Andrés María Armendáriz Leache, militante católico y de la juventud trabajadora peronista, delegado gremial, y combatiente por la revolución. El gallego, ó Pepe para los compañeros. Un rubio barbado, de sonrisa picara, y con un humor mordaz, heredado de su padre, y esa pimienta tan castiza de su acento. Con sus aciertos y sus errores, un hombre del pueblo. Inconfundible para propios y extraños. Honrado por el Estado Nacional, su empleador, a través de Austral y Aerolíneas Argentinas, como víctima del terrorismo de estado. Desde este dieciocho de agosto, coincidentemente con su cumpleaños, su nombre designará a la Avenida en cuestión, que paradójicamente lleva a las rocosas playas, donde fueron arrojadas sus cenizas, allá por el año 2006. Tuvieron que pasar treinta y siete años de aquella fecha oscura, entre la tarde del 26 y la madrugada del 27 de marzo de 1977, en que su cuerpo fue arrojado sobre el empedrado de la calle Trole, en el número 258, barrio de parque Patricios. Rociado con combustible, y quemado en la hoguera de esa rediviva Inquisición, que imitó a pie juntillas las torturas y hábitos de Torquemada. Una providencial lluvia, quizás bíblica, evitó la carbonización y permitió identificarlo, once días después, merced a la intersección del consulado español y la afanosa búsqueda de una de sus hermanas, Mariángeles, la verdadera Antígona de esta historia. Faltan las claves que desentrañen los hechos, sospechas hay, y rastros que incriminan también. Ahora tiene la palabra la justicia, un crimen de lesa humanidad no prescribe. Solo cabe decir que la lucha continua hasta que los genocidas vayan a la cárcel. El abatimiento de un compañero con quien comparte militancia, veinticuatro horas antes, ilumina el escenario en esos días. A pesar de que, ni uno ni otro, sabría de sus destinos. El 25 de marzo, había sido “chupado” Rodolfo Walsh por la patota de la ESMA. Estaba aún fresca la tinta de esa carta a la Junta Militar, a un año del golpe, verdadero testamento político, que Rodolfo escribió, reuniendo los informes de muchos militantes, quizás, uno de ellos, fue Andrés.
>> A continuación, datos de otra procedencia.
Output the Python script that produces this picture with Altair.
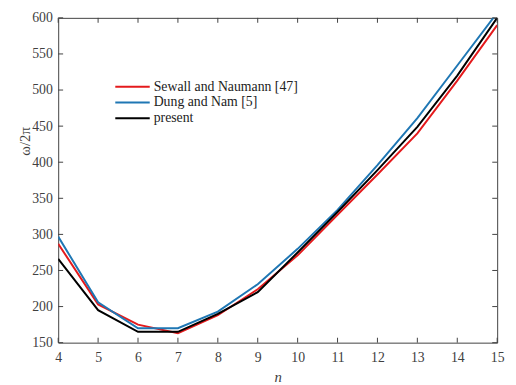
import altair as alt
import pandas as pd

n_vals = [4, 5, 6, 7, 8, 9, 10, 11, 12, 13, 14, 15]
sewall = [287, 203, 175, 163, 188, 224, 271, 327, 383, 440, 513, 590]
dung = [297, 206, 170, 170, 193, 231, 280, 334, 396, 461, 534, 607]
present = [266, 195, 165, 165, 190, 220, 275, 331, 389, 449, 520, 600]

series_names = ["Sewall and Naumann [47]", "Dung and Nam [5]", "present"]
series_colors = ["#e41a1c", "#1f77b4", "#000000"]
x_ticks = [4, 5, 6, 7, 8, 9, 10, 11, 12, 13, 14, 15]
y_ticks = [150, 200, 250, 300, 350, 400, 450, 500, 550, 600]

W, H = 446, 330
FONT = "Liberation Serif"
AX = "#404040"

rows = []
for name, vals in zip(series_names, [sewall, dung, present]):
    for n, v in zip(n_vals, vals):
        rows.append({"n": n, "value": v, "series": name})
df = pd.DataFrame(rows)

xscale = alt.Scale(domain=[4, 15], nice=False, zero=False)
yscale = alt.Scale(domain=[150, 600], nice=False, zero=False)

lab = dict(labelFont=FONT, labelFontSize=14, labelColor=AX,
           titleFont=FONT, titleFontSize=15, titleColor=AX, titleFontWeight="normal")

xaxis = alt.Axis(values=x_ticks, title="n", ticks=False, domain=False, grid=False,
                 labelPadding=8, labelOverlap=False, labelFlush=False,
                 titleFontStyle="italic", titlePadding=5, **lab)
yaxis = alt.Axis(values=y_ticks, title="ω/2π", ticks=False, domain=False, grid=False,
                 labelPadding=6, labelOverlap=False, labelFlush=False,
                 titleX=-26, titleY=125, **lab)

lines = alt.Chart(df).mark_line(strokeWidth=2, clip=True).encode(
    x=alt.X("n:Q", scale=xscale, axis=xaxis, title="n"),
    y=alt.Y("value:Q", scale=yscale, axis=yaxis, title="ω/2π"),
    color=alt.Color("series:N", scale=alt.Scale(domain=series_names, range=series_colors), legend=None),
    order=alt.Order("n:Q"),
)

xt = pd.DataFrame({"t": x_ticks})
yt = pd.DataFrame({"t": y_ticks})
tick_style = dict(color=AX, strokeWidth=1)
xb = alt.Chart(xt).mark_rule(**tick_style).encode(
    x=alt.X("t:Q", scale=xscale, axis=xaxis, title="n"), y=alt.value(H), y2=alt.value(H - 5))
xtop = alt.Chart(xt).mark_rule(**tick_style).encode(
    x=alt.X("t:Q", scale=xscale, axis=xaxis, title="n"), y=alt.value(0), y2=alt.value(5))
yl = alt.Chart(yt).mark_rule(**tick_style).encode(
    y=alt.Y("t:Q", scale=yscale, axis=yaxis, title="ω/2π"), x=alt.value(0), x2=alt.value(5))
yr = alt.Chart(yt).mark_rule(**tick_style).encode(
    y=alt.Y("t:Q", scale=yscale, axis=yaxis, title="ω/2π"), x=alt.value(W), x2=alt.value(W - 5))

legend_layers = []
leg_y = [70, 86, 102]
for name, col, ly in zip(series_names, series_colors, leg_y):
    d = pd.DataFrame({"label": [name]})
    legend_layers.append(
        alt.Chart(d).mark_rule(color=col, strokeWidth=2).encode(
            x=alt.value(58), x2=alt.value(93), y=alt.value(ly)))
    legend_layers.append(
        alt.Chart(d).mark_text(align="left", baseline="middle", font=FONT,
                               fontSize=14, color="#222222").encode(
            x=alt.value(97), y=alt.value(ly), text="label:N"))

chart = alt.layer(lines, xb, xtop, yl, yr, *legend_layers).properties(
    width=W, height=H,
    background="white",
    autosize=alt.AutoSizeParams(type="none"),
    padding={"left": 51, "top": 7, "right": 11, "bottom": 40},
).configure_view(stroke=AX, strokeWidth=1)

chart.save("out.html", embed_options={"renderer": "svg", "actions": False})
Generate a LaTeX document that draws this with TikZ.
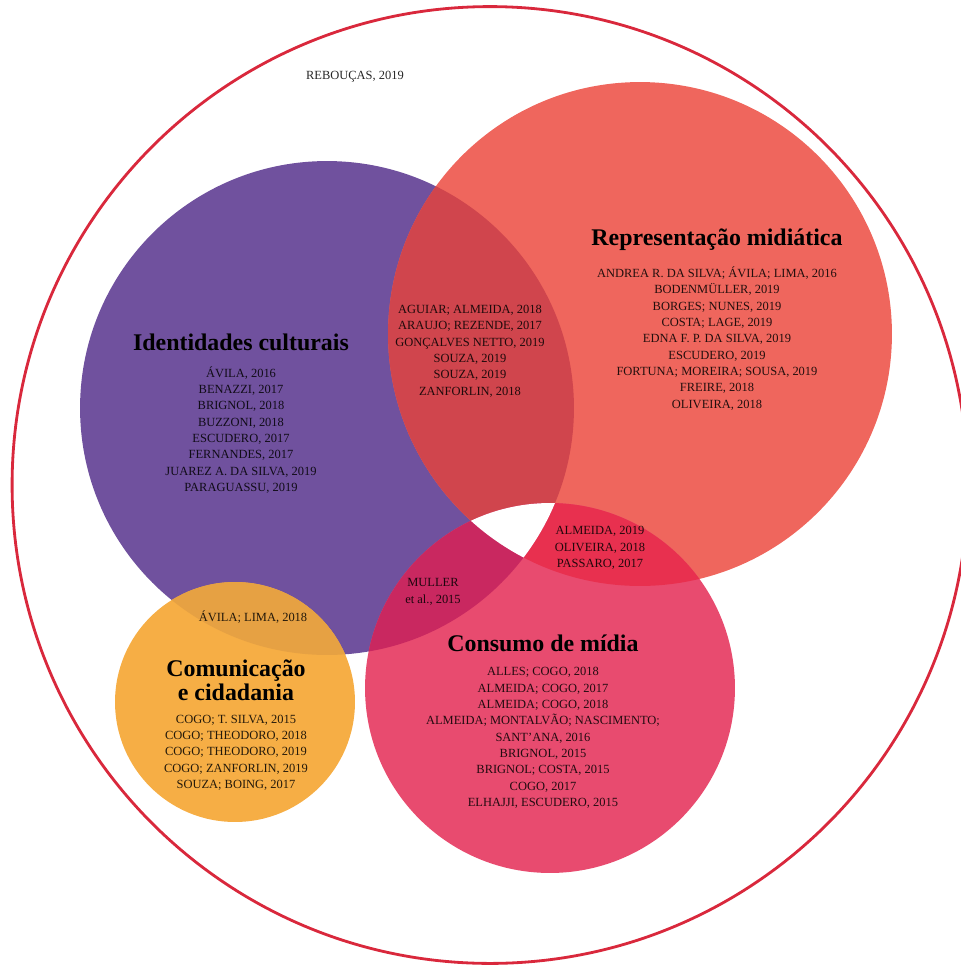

Aquí, en Puerto Deseado, se ha ganado una batalla contra el olvido. Se escuchan sobrevivientes, compañeros que padecieron cárcel, persecución y exilios, y a pesar de la derrota que sufrió el pueblo, hay un clamor:“no arriamos las banderas”. Una foto, que congela ese rostro, único e irrepetible, para el porvenir, es memoria que actualiza la vida permanentemente. Una placa, y un asta, portando el cartel del nombre de la avenida. Y un poema, entre tantas voces, salido de la inspiración de Lionel, el amigo de antaño, que ya no está, pero dejó sus versos que se hacen eco en los cañadones, y recorren palmo a palmo cada rincón de esa geografía, posándose en esa imagen sonriente, que interpela a quienes surcan esos caminos: ” Vengo./¿Por qué vengo?/¿Por qué ahora?/Un rio de inquietos caballos/me galopa/el alma./Cada caballo una voz/ cada voz una muerte./Cada muerte una congoja/ Cada congoja un rebenque/ Sobre los lomos del tiempo/ El látigo incita memorias/ De bellos rostros perdidos.